On a high level, you're going to want to build a "brand" website that looks almost like the end service provider but subtly doesn't actually claim to be an end service provider. After quickly scanning or reading the page, many people may think your "brand" is the service provider.
Your website doesn't have to be huge or even have amazing graphics. Think simple... with pages like:
- Home
- Contact
- About
- Privacy Policy
- Terms of Use
- Landing Page and/or Advertorial
- The lead form or multi-step quiz to collect data
- Thank you
I apologize for not showing an actual example site like this with screenshots; I'm sure you can probably understand.
After you've built your website, you'll need to install analytics and your other tracking scripts. I like to use Google Tag Manager for this because it makes things easy.

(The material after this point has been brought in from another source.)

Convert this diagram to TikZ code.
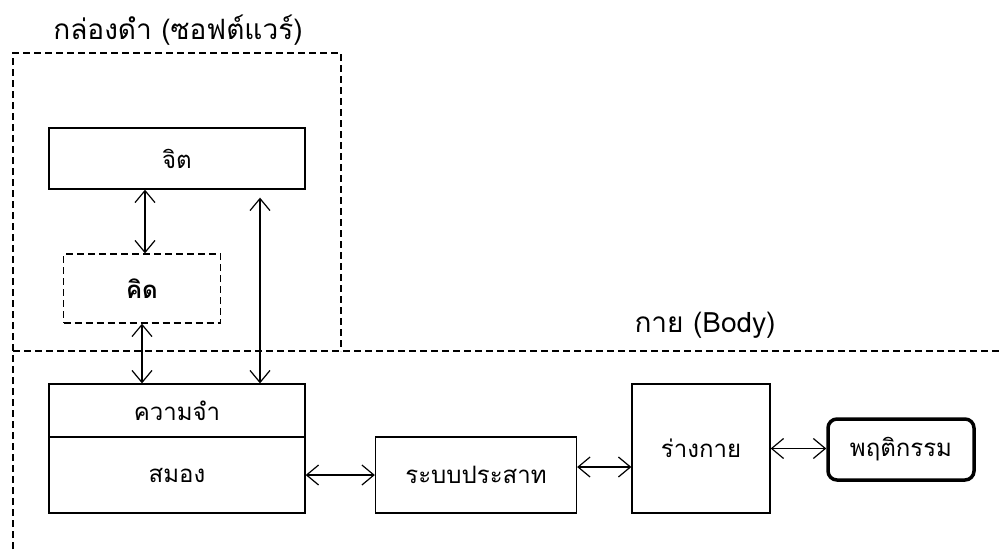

Then you're ready to run some traffic from your favorite traffic source(s). Here's an example of how the traffic can flow through your site:
Depending on the traffic source you're using, you might need different pre-landing pages. Sometimes you won't need a pre-lander and can direct traffic straight to your lead collection quiz.
The quiz aims to gather data about the user (and it can also help increase the conversion rate 😉). This data you collect can be used to pre-qualify users before they even see the affiliate offer(s), which IMO is invaluable. There's no point in sending users to offers they can't convert on or will cause your quality to be so low you get booted from the offer(s).
After the quiz, you can show them a pre-thank you page with a complementary offer to your main offer or direct them straight to a thank you page that shows them their "results." The thank-you page will then have links to the offers they "qualify" for.
The same type of thank you page setup can also be applied for the users that aren't qualified.
Monetization Options
Monetizing your machine generates can be done in many different ways:
- Sell phone calls
- Sending users to affiliate offers
- Display ads on your website
- Your own products/services that complement the vertical
- Etc.
And the data your machine generates can also be monetized in many ways (as always, follow the FTC rules and other laws around this):
- Sell the real-time lead data once or multiple times
- Sell the aged data
- Create email sequences to convert people who didn't sign up immediately for your offer or send them to other similar offers
- SMS the leads for the same or similar offers
- Call the leads and connect them to pay per call affiliate offers
- JV with people on a RevShare basis that are better at monetizing the data than you are
- Etc.
The end.
That's a high-level overview of how you build a long-term lead generation machine for whitehat affiliate offers. There's a lot of work involved, but in the end, it'll be worth it.
It's obviously not impossible for someone to rip off what you build, but it's not going to be an easy task since there can be many pieces to the puzzle.
With a lead gen machine like this, you have multiple revenue streams to make you more bulletproof. And the affiliate offers are positioned in a way that makes them very easily replaceable. It's not just a machine now; it's an asset.